:: Job ::
Copy exactly the lines from the beginning of the data down to and including the line holding "s_extremes = [[], [], []]", without any pictures.
-------- Input material --------
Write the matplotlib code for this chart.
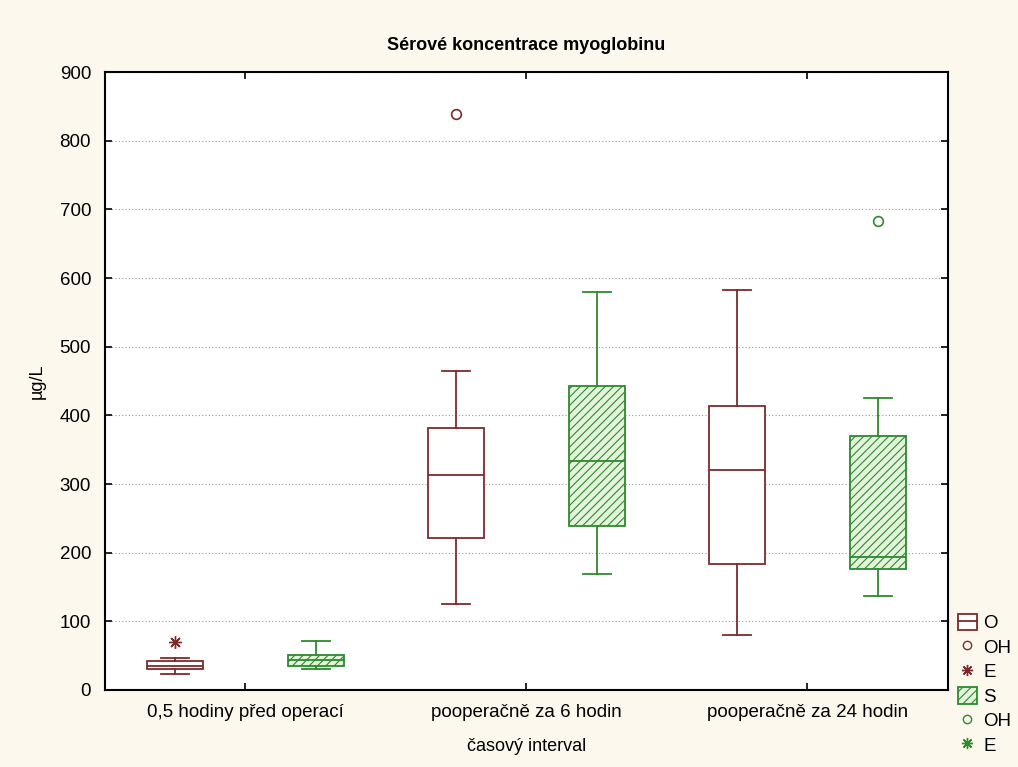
import matplotlib.pyplot as plt
from matplotlib.patches import Patch
from matplotlib.lines import Line2D

# time intervals
categories = ["0,5 hodiny před operací", "pooperačně za 6 hodin", "pooperačně za 24 hodin"]

# group O (brown)
o_whislo = [24, 125, 80]
o_q1 = [30, 221, 183]
o_med = [35, 313, 320]
o_q3 = [42, 382, 414]
o_whishi = [47, 465, 583]
o_outliers = [[], [839], []]
o_extremes = [[70], [], []]

# group S (green, hatched)
s_whislo = [31, 169, 137]
s_q1 = [35, 239, 176]
s_med = [43, 334, 193]
s_q3 = [51, 443, 370]
s_whishi = [71, 580, 425]
s_outliers = [[], [], [683]]
s_extremes = [[], [], []]

yticks = [0, 100, 200, 300, 400, 500, 600, 700, 800, 900]

BROWN = "#7b2b2b"
GREEN = "#2d8a2d"
BG = "#fcf8ed"

plt.rcParams["font.family"] = ["Liberation Sans", "DejaVu Sans"]
plt.rcParams["hatch.linewidth"] = 0.8

fig = plt.figure(figsize=(10.18, 7.67), dpi=100, facecolor=BG)
ax = fig.add_axes([0.1031, 0.1004, 0.8281, 0.8057])
ax.set_facecolor("white")


def make_stats(lo, q1, med, q3, hi):
    return [dict(whislo=a, q1=b, med=c, q3=d, whishi=e, fliers=[])
            for a, b, c, d, e in zip(lo, q1, med, q3, hi)]


pos = list(range(len(categories)))
off = 0.25
width = 0.2

o_stats = make_stats(o_whislo, o_q1, o_med, o_q3, o_whishi)
s_stats = make_stats(s_whislo, s_q1, s_med, s_q3, s_whishi)

ax.bxp(o_stats, positions=[p - off for p in pos], widths=width, patch_artist=True,
       showfliers=False,
       boxprops=dict(facecolor="white", edgecolor=BROWN, linewidth=1.3),
       medianprops=dict(color=BROWN, linewidth=1.3),
       whiskerprops=dict(color=BROWN, linewidth=1.3),
       capprops=dict(color=BROWN, linewidth=1.3), capwidths=0.1)

ax.bxp(s_stats, positions=[p + off for p in pos], widths=width, patch_artist=True,
       showfliers=False,
       boxprops=dict(facecolor="#e4f4dc", edgecolor=GREEN, linewidth=1.3, hatch="////"),
       medianprops=dict(color=GREEN, linewidth=1.3),
       whiskerprops=dict(color=GREEN, linewidth=1.3),
       capprops=dict(color=GREEN, linewidth=1.3), capwidths=0.1)

for i, p in enumerate(pos):
    for v in o_outliers[i]:
        ax.plot(p - off, v, "o", mfc="none", mec=BROWN, ms=7, mew=1.2)
    for v in o_extremes[i]:
        ax.plot(p - off, v, marker=(8, 2, 0), color=BROWN, ms=9, mew=1.0, ls="none")
    for v in s_outliers[i]:
        ax.plot(p + off, v, "o", mfc="none", mec=GREEN, ms=7, mew=1.2)
    for v in s_extremes[i]:
        ax.plot(p + off, v, marker=(8, 2, 0), color=GREEN, ms=9, mew=1.0, ls="none")

ax.set_xlim(-0.5, 2.5)
ax.set_ylim(0, 900)
ax.set_yticks(yticks)
ax.set_xticks(pos)
ax.set_xticklabels(categories)
ax.tick_params(axis="both", direction="in", length=5, width=1.2, labelsize=13.5, pad=10,
               top=True, right=True, colors="black")
ax.yaxis.grid(True, linestyle=(0, (1, 2)), color="#999999", linewidth=0.8)
ax.set_axisbelow(True)
for sp in ax.spines.values():
    sp.set_linewidth(1.5)

ax.set_title("Sérové koncentrace myoglobinu", fontsize=13, fontweight="bold", pad=16)
ax.set_ylabel("µg/L", fontsize=13, labelpad=10)
ax.set_xlabel("časový interval", fontsize=13, labelpad=12)

handles = [
    (Patch(facecolor="white", edgecolor=BROWN, linewidth=1.3),
     Line2D([], [], color=BROWN, linewidth=1.3)),
    Line2D([], [], marker="o", mfc="none", mec=BROWN, ls="none", ms=6),
    Line2D([], [], marker=(8, 2, 0), color=BROWN, ls="none", ms=8),
    Patch(facecolor="#e4f4dc", edgecolor=GREEN, hatch="////", linewidth=1.3),
    Line2D([], [], marker="o", mfc="none", mec=GREEN, ls="none", ms=6),
    Line2D([], [], marker=(8, 2, 0), color=GREEN, ls="none", ms=8),
]
labels = ["O", "OH", "E", "S", "OH", "E"]
fig.legend(handles, labels, loc="upper left", bbox_to_anchor=(0.941, 0.200),
           frameon=False, fontsize=13.5, handlelength=1.0, handleheight=1.0,
           handletextpad=0.35, labelspacing=0.3, borderpad=0, borderaxespad=0)

fig.savefig("out.png", dpi=100, facecolor=BG)
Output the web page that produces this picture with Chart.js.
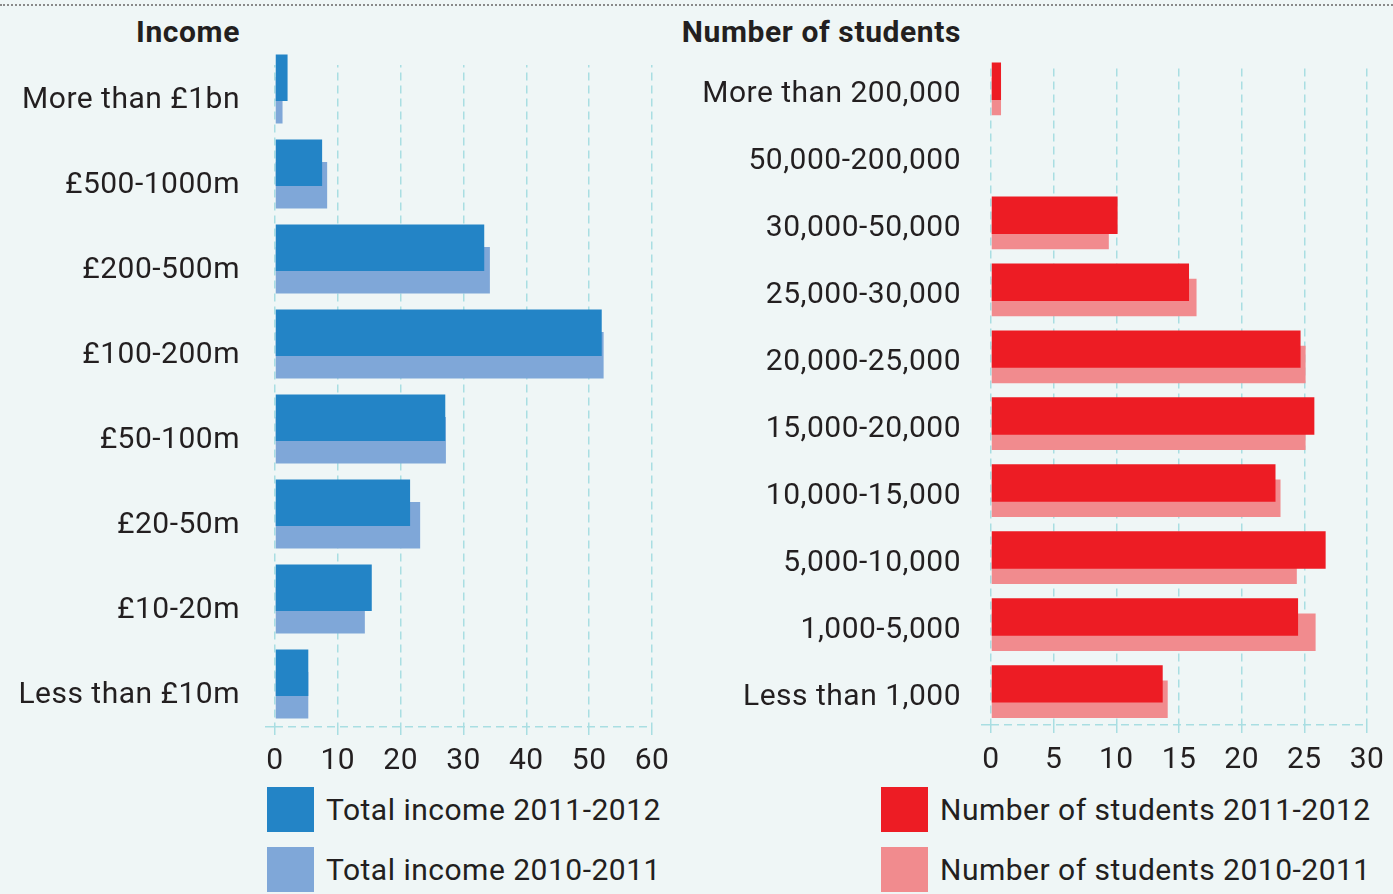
<!DOCTYPE html>
<html>
<head>
<meta charset="utf-8">
<script src="https://cdn.jsdelivr.net/npm/chart.js@4.4.1/dist/chart.umd.min.js"></script>
<style>
  html, body { margin: 0; padding: 0; background: #eff6f6; }
  body { width: 1393px; height: 894px; position: relative; overflow: hidden; font-family: Roboto, sans-serif; color: #231f20; }
  .dots { position: absolute; left: 0; top: 4px; width: 1393px; border-top: 2px dotted #8a8a8a; }
  .title { position: absolute; top: 14px; font-size: 30px; font-weight: bold; line-height: 36px; text-align: right; letter-spacing: 0.6px; }
  .chartbox { position: absolute; top: 0; }
  .legend { position: absolute; top: 787px; }
  .legend .row { display: flex; align-items: center; height: 45px; margin-bottom: 15px; font-size: 30px; letter-spacing: 0.5px; }
  .legend .box { width: 47px; height: 45px; margin-right: 12px; }
</style>
</head>
<body>
<div class="dots"></div>
<div class="title" style="left:0; width:240px;">Income</div>
<div class="title" style="left:600px; width:361px;">Number of students</div>
<div class="chartbox" style="left:0;"><canvas id="incomeChart" width="690" height="780"></canvas></div>
<div class="chartbox" style="left:690px;"><canvas id="studentsChart" width="703" height="780"></canvas></div>
<div class="legend" id="incomeLegend" style="left:267px;"></div>
<div class="legend" id="studentsLegend" style="left:881px;"></div>
<script>
const incomeLabels = ['More than £1bn', '£500-1000m', '£200-500m', '£100-200m', '£50-100m', '£20-50m', '£10-20m', 'Less than £10m'];
const income2012 = [2.0, 7.5, 33.3, 52.0, 27.1, 21.5, 15.4, 5.3];
const income2011 = [1.2, 8.3, 34.2, 52.3, 27.2, 23.1, 14.3, 5.3];
const incomeSeries = ['Total income 2011-2012', 'Total income 2010-2011'];

const studentLabels = ['More than 200,000', '50,000-200,000', '30,000-50,000', '25,000-30,000', '20,000-25,000',
    '15,000-20,000', '10,000-15,000', '5,000-10,000', '1,000-5,000', 'Less than 1,000'];
const students2012 = [0.8, null, 10.1, 15.8, 24.7, 25.8, 22.7, 26.7, 24.5, 13.7];
const students2011 = [0.8, null, 9.4, 16.4, 25.1, 25.1, 23.1, 24.4, 25.9, 14.1];
const studentSeries = ['Number of students 2011-2012', 'Number of students 2010-2011'];

const incomeAxis = { max: 60, step: 10 };
const studentAxis = { max: 30, step: 5 };

const BG = '#eff6f6';
const GRID = '#a9dee2';
const TEXT = '#231f20';

Chart.defaults.font.family = 'Roboto, sans-serif';
Chart.defaults.font.size = 30;
Chart.defaults.color = TEXT;

// hides the part of the vertical grid lines above the first bar
const gridTopCover = {
    id: 'gridTopCover',
    beforeDatasetsDraw(chart, args, opts) {
        const { ctx, chartArea: a } = chart;
        ctx.save();
        ctx.fillStyle = BG;
        ctx.fillRect(a.left - 3, a.top - 1, a.right - a.left + 6, opts.top - a.top + 1);
        ctx.restore();
    }
};

// slightly wider text, closer to the original typeface
const spacing = {
    id: 'spacing',
    beforeLayout(chart) { chart.ctx.letterSpacing = '0.5px'; },
    beforeDraw(chart) { chart.ctx.letterSpacing = '0.5px'; }
};

function makeChart(id, labels, series, values, colors, axis, geo) {
    const ctx = document.getElementById(id).getContext('2d');
    return new Chart(ctx, {
        type: 'bar',
        data: {
            labels: labels,
            datasets: values.map((v, i) => ({
                label: series[i],
                data: v,
                backgroundColor: colors[i],
                borderWidth: 0,
                categoryPercentage: geo.catPct,
                barPercentage: geo.barPct
            }))
        },
        options: {
            indexAxis: 'y',
            responsive: false,
            animation: false,
            layout: { padding: { left: 0, right: geo.padRight, top: geo.padTop, bottom: 0 } },
            plugins: {
                legend: { display: false },
                tooltip: { enabled: false },
                gridTopCover: { top: 65 }
            },
            scales: {
                x: {
                    min: 0,
                    max: axis.max,
                    ticks: { stepSize: axis.step, padding: 5, color: TEXT },
                    grid: { color: GRID, lineWidth: 1.5, tickLength: 12, tickBorderDash: [8, 5] },
                    border: { display: false, dash: [8, 5] },
                    afterFit: s => { s.height = 780 - geo.bottom; }
                },
                y: {
                    ticks: { autoSkip: false, padding: geo.labelGap - 10, labelOffset: geo.labelShift, color: TEXT },
                    grid: {
                        color: c => c.type === 'scale' ? GRID : 'transparent',
                        lineWidth: 1.5,
                        tickLength: 10
                    },
                    border: { display: false, dash: [8, 5] },
                    afterFit: s => { s.width = geo.left; }
                }
            }
        },
        plugins: [gridTopCover, spacing]
    });
}

function makeLegend(id, series, colors) {
    const el = document.getElementById(id);
    series.forEach((name, i) => {
        const row = document.createElement('div');
        row.className = 'row';
        const box = document.createElement('div');
        box.className = 'box';
        box.style.background = colors[i];
        const txt = document.createElement('span');
        txt.textContent = name;
        row.appendChild(box);
        row.appendChild(txt);
        el.appendChild(row);
    });
}

const blues = ['#2384c6', '#7fa7d8'];
const reds = ['#ed1c24', '#f18b8e'];

makeChart('incomeChart', incomeLabels, incomeSeries, [income2012, income2011], blues, incomeAxis,
    { left: 275, padRight: 38, padTop: 46.5, bottom: 726.5, catPct: 0.53, barPct: 2.07, labelGap: 35, labelShift: 11 });
makeChart('studentsChart', studentLabels, studentSeries, [students2012, students2011], reds, studentAxis,
    { left: 301, padRight: 26, padTop: 55.5, bottom: 725, catPct: 0.457, barPct: 2.45, labelGap: 30, labelShift: 6 });

makeLegend('incomeLegend', incomeSeries, blues);
makeLegend('studentsLegend', studentSeries, reds);
</script>
</body>
</html>
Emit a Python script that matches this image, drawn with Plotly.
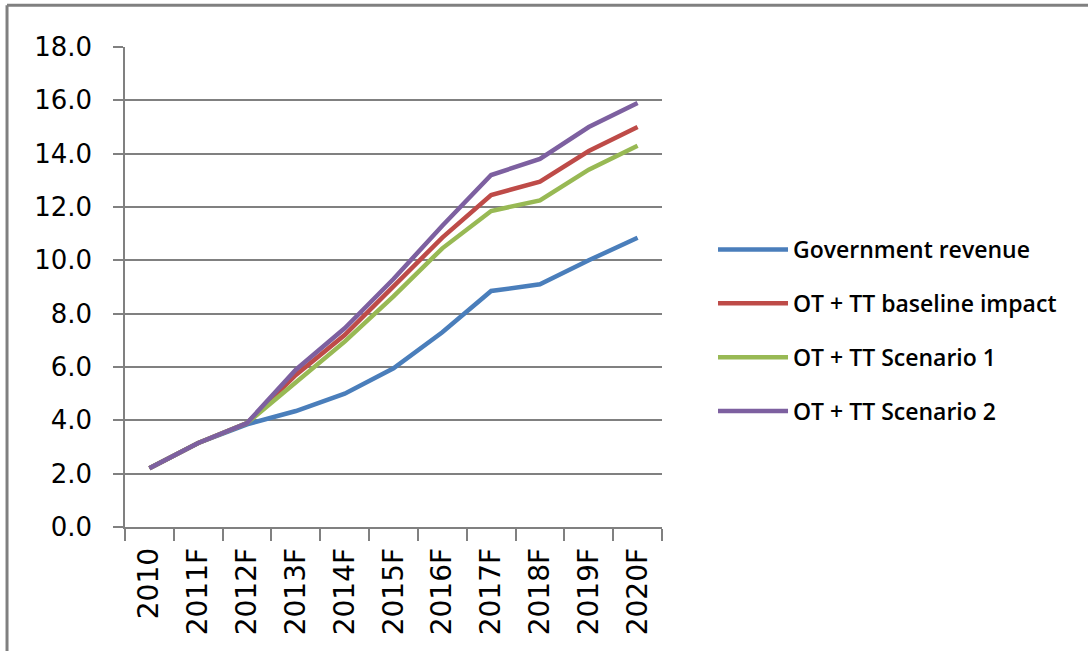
import plotly.graph_objects as go

categories = ["2010", "2011F", "2012F", "2013F", "2014F", "2015F",
              "2016F", "2017F", "2018F", "2019F", "2020F"]
gov_revenue = [2.2, 3.15, 3.85, 4.35, 5.0, 5.95, 7.3, 8.85, 9.1, 10.0, 10.85]
baseline = [2.2, 3.15, 3.9, 5.7, 7.2, 9.0, 10.85, 12.45, 12.95, 14.1, 15.0]
scenario1 = [2.2, 3.15, 3.9, 5.4, 6.95, 8.65, 10.45, 11.85, 12.25, 13.4, 14.3]
scenario2 = [2.2, 3.15, 3.9, 5.9, 7.45, 9.3, 11.3, 13.2, 13.8, 15.0, 15.9]

series_names = ["Government revenue", "OT + TT baseline impact",
                "OT + TT Scenario 1", "OT + TT Scenario 2"]
series_values = [gov_revenue, baseline, scenario1, scenario2]
colors = ["#4A7EBB", "#BE4B48", "#98B954", "#7D60A0"]
y_ticks = [0, 2, 4, 6, 8, 10, 12, 14, 16, 18]

fig = go.Figure()
for i, (name, vals, col) in enumerate(zip(series_names, series_values, colors)):
    fig.add_trace(go.Scatter(
        x=categories, y=vals, name=name, mode="lines",
        line=dict(color=col, width=4.5),
        legendgroup=f"g{i}",
    ))

fig.update_layout(
    width=1088, height=651,
    margin=dict(l=125, r=426, t=47, b=124),
    paper_bgcolor="white", plot_bgcolor="white",
    showlegend=True,
    legend=dict(
        x=1.095, y=0.623, xanchor="left", yanchor="top",
        font=dict(family="Open Sans", size=23, color="black", weight=600),
        itemwidth=70, tracegroupgap=21,
        bgcolor="rgba(0,0,0,0)",
    ),
    xaxis=dict(
        type="category",
        range=[-0.5, len(categories) - 0.5],
        tickangle=-90,
        tickfont=dict(family="DejaVu Sans", size=28, color="black"),
        showgrid=False,
        showline=True, linecolor="#808080", linewidth=1.5,
        ticks="outside", ticklen=12, tickcolor="#808080", tickwidth=1.5,
        tickson="boundaries",
        ticklabelstandoff=8,
        zeroline=False,
    ),
    yaxis=dict(
        range=[0, 18],
        tickvals=y_ticks,
        ticktext=[f"{v:.1f}" for v in y_ticks],
        tickfont=dict(family="DejaVu Sans", size=26, color="black"),
        showgrid=True, gridcolor="#808080", gridwidth=1.5,
        showline=True, linecolor="#808080", linewidth=1.5,
        ticks="outside", ticklen=10, tickcolor="#808080", tickwidth=1.5,
        ticklabelstandoff=16,
        zeroline=False,
    ),
)

# outer frame of the chart picture
frame = dict(type="line", xref="paper", yref="paper",
             line=dict(color="#808080", width=3))
fig.add_shape(**frame, x0=-0.2197, x1=1.80, y0=1.087, y1=1.087)
fig.add_shape(**frame, x0=-0.2197, x1=-0.2197, y0=1.087, y1=-0.30)

fig.write_html("out.html")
--------
:: Finished exercise ::
Write the matplotlib code for this chart.
import matplotlib.pyplot as plt
from matplotlib.patches import Patch
from matplotlib.lines import Line2D

# time intervals
categories = ["0,5 hodiny před operací", "pooperačně za 6 hodin", "pooperačně za 24 hodin"]

# group O (brown)
o_whislo = [24, 125, 80]
o_q1 = [30, 221, 183]
o_med = [35, 313, 320]
o_q3 = [42, 382, 414]
o_whishi = [47, 465, 583]
o_outliers = [[], [839], []]
o_extremes = [[70], [], []]

# group S (green, hatched)
s_whislo = [31, 169, 137]
s_q1 = [35, 239, 176]
s_med = [43, 334, 193]
s_q3 = [51, 443, 370]
s_whishi = [71, 580, 425]
s_outliers = [[], [], [683]]
s_extremes = [[], [], []]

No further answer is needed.